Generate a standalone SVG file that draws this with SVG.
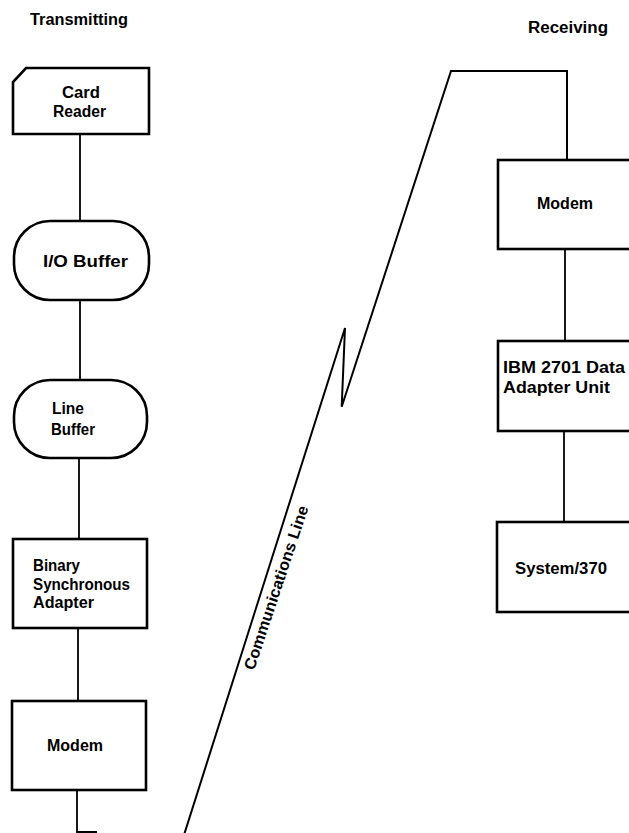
<svg xmlns="http://www.w3.org/2000/svg" width="629" height="833" viewBox="0 0 629 833">
<style>
.box{fill:#fff;stroke:#000;stroke-width:2.6}
.ln{fill:none;stroke:#000;stroke-width:1.8}
.cl{fill:none;stroke:#000;stroke-width:2;stroke-linejoin:miter}
text{font-family:"Liberation Sans",Arial,sans-serif;font-weight:bold;font-size:16px;fill:#000}
</style>
<rect width="629" height="833" fill="#fff"/>
<text x="30" y="25" textLength="98" lengthAdjust="spacingAndGlyphs">Transmitting</text>
<text x="528" y="33" textLength="80" lengthAdjust="spacingAndGlyphs">Receiving</text>
<g id="connectors">
<path class="ln" d="M80,134 V221"/>
<path class="ln" d="M80,300 V380"/>
<path class="ln" d="M79,458 V539"/>
<path class="ln" d="M78,628 V701"/>
<path class="ln" d="M77,790 V832 H97"/>
<path class="cl" d="M184,835 L345,328 L341.7,406.7 L451,71 H567 V160"/>
<path class="ln" d="M565,249 V341"/>
<path class="ln" d="M564,431 V522"/>
<text x="0" y="0" transform="translate(254,671) rotate(-71.5)" font-size="15" textLength="172" lengthAdjust="spacingAndGlyphs">Communications Line</text>
</g>
<g id="card-reader">
<path class="box" d="M26,68 H149 V134 H13 V82 Z"/>
<text x="62" y="98" textLength="38" lengthAdjust="spacingAndGlyphs">Card</text>
<text x="53" y="117" textLength="53" lengthAdjust="spacingAndGlyphs">Reader</text>
</g>
<g id="io-buffer">
<rect class="box" x="14" y="221" width="135" height="79" rx="36" ry="36"/>
<text x="43" y="267" textLength="85" lengthAdjust="spacingAndGlyphs">I/O Buffer</text>
</g>
<g id="line-buffer">
<rect class="box" x="14" y="380" width="133" height="78" rx="36" ry="36"/>
<text x="52" y="414" textLength="32" lengthAdjust="spacingAndGlyphs">Line</text>
<text x="51" y="435" textLength="44" lengthAdjust="spacingAndGlyphs">Buffer</text>
</g>
<g id="bsa">
<rect class="box" x="13" y="539" width="134" height="89"/>
<text x="33" y="571" textLength="47" lengthAdjust="spacingAndGlyphs">Binary</text>
<text x="33" y="590" textLength="97" lengthAdjust="spacingAndGlyphs">Synchronous</text>
<text x="33" y="608" textLength="61" lengthAdjust="spacingAndGlyphs">Adapter</text>
</g>
<g id="modem-tx">
<rect class="box" x="12" y="701" width="134" height="89"/>
<text x="47" y="751" textLength="56" lengthAdjust="spacingAndGlyphs">Modem</text>
</g>
<g id="modem-rx">
<rect class="box" x="498" y="160" width="140" height="89"/>
<text x="537" y="209" textLength="56" lengthAdjust="spacingAndGlyphs">Modem</text>
</g>
<g id="ibm2701">
<rect class="box" x="498" y="341" width="140" height="90"/>
<text x="503" y="373" textLength="122" lengthAdjust="spacingAndGlyphs">IBM 2701 Data</text>
<text x="503" y="393" textLength="107" lengthAdjust="spacingAndGlyphs">Adapter Unit</text>
</g>
<g id="system370">
<rect class="box" x="497" y="522" width="140" height="90"/>
<text x="515" y="574" textLength="92" lengthAdjust="spacingAndGlyphs">System/370</text>
</g>
</svg>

* * *

Set exercise =
Leave the pictures out, and print every line of the listing exactly as written.

Task response =
Generate a standalone SVG file that draws this with SVG.
<svg xmlns="http://www.w3.org/2000/svg" width="629" height="833" viewBox="0 0 629 833">
<style>
.box{fill:#fff;stroke:#000;stroke-width:2.6}
.ln{fill:none;stroke:#000;stroke-width:1.8}
.cl{fill:none;stroke:#000;stroke-width:2;stroke-linejoin:miter}
text{font-family:"Liberation Sans",Arial,sans-serif;font-weight:bold;font-size:16px;fill:#000}
</style>
<rect width="629" height="833" fill="#fff"/>
<text x="30" y="25" textLength="98" lengthAdjust="spacingAndGlyphs">Transmitting</text>
<text x="528" y="33" textLength="80" lengthAdjust="spacingAndGlyphs">Receiving</text>
<g id="connectors">
<path class="ln" d="M80,134 V221"/>
<path class="ln" d="M80,300 V380"/>
<path class="ln" d="M79,458 V539"/>
<path class="ln" d="M78,628 V701"/>
<path class="ln" d="M77,790 V832 H97"/>
<path class="cl" d="M184,835 L345,328 L341.7,406.7 L451,71 H567 V160"/>
<path class="ln" d="M565,249 V341"/>
<path class="ln" d="M564,431 V522"/>
<text x="0" y="0" transform="translate(254,671) rotate(-71.5)" font-size="15" textLength="172" lengthAdjust="spacingAndGlyphs">Communications Line</text>
</g>
<g id="card-reader">
<path class="box" d="M26,68 H149 V134 H13 V82 Z"/>
<text x="62" y="98" textLength="38" lengthAdjust="spacingAndGlyphs">Card</text>
<text x="53" y="117" textLength="53" lengthAdjust="spacingAndGlyphs">Reader</text>
</g>
<g id="io-buffer">
<rect class="box" x="14" y="221" width="135" height="79" rx="36" ry="36"/>
<text x="43" y="267" textLength="85" lengthAdjust="spacingAndGlyphs">I/O Buffer</text>
</g>
<g id="line-buffer">
<rect class="box" x="14" y="380" width="133" height="78" rx="36" ry="36"/>
<text x="52" y="414" textLength="32" lengthAdjust="spacingAndGlyphs">Line</text>
<text x="51" y="435" textLength="44" lengthAdjust="spacingAndGlyphs">Buffer</text>
</g>
<g id="bsa">
<rect class="box" x="13" y="539" width="134" height="89"/>
<text x="33" y="571" textLength="47" lengthAdjust="spacingAndGlyphs">Binary</text>
<text x="33" y="590" textLength="97" lengthAdjust="spacingAndGlyphs">Synchronous</text>
<text x="33" y="608" textLength="61" lengthAdjust="spacingAndGlyphs">Adapter</text>
</g>
<g id="modem-tx">
<rect class="box" x="12" y="701" width="134" height="89"/>
<text x="47" y="751" textLength="56" lengthAdjust="spacingAndGlyphs">Modem</text>
</g>
<g id="modem-rx">
<rect class="box" x="498" y="160" width="140" height="89"/>
<text x="537" y="209" textLength="56" lengthAdjust="spacingAndGlyphs">Modem</text>
</g>
<g id="ibm2701">
<rect class="box" x="498" y="341" width="140" height="90"/>
<text x="503" y="373" textLength="122" lengthAdjust="spacingAndGlyphs">IBM 2701 Data</text>
<text x="503" y="393" textLength="107" lengthAdjust="spacingAndGlyphs">Adapter Unit</text>
</g>
<g id="system370">
<rect class="box" x="497" y="522" width="140" height="90"/>
<text x="515" y="574" textLength="92" lengthAdjust="spacingAndGlyphs">System/370</text>
</g>
</svg>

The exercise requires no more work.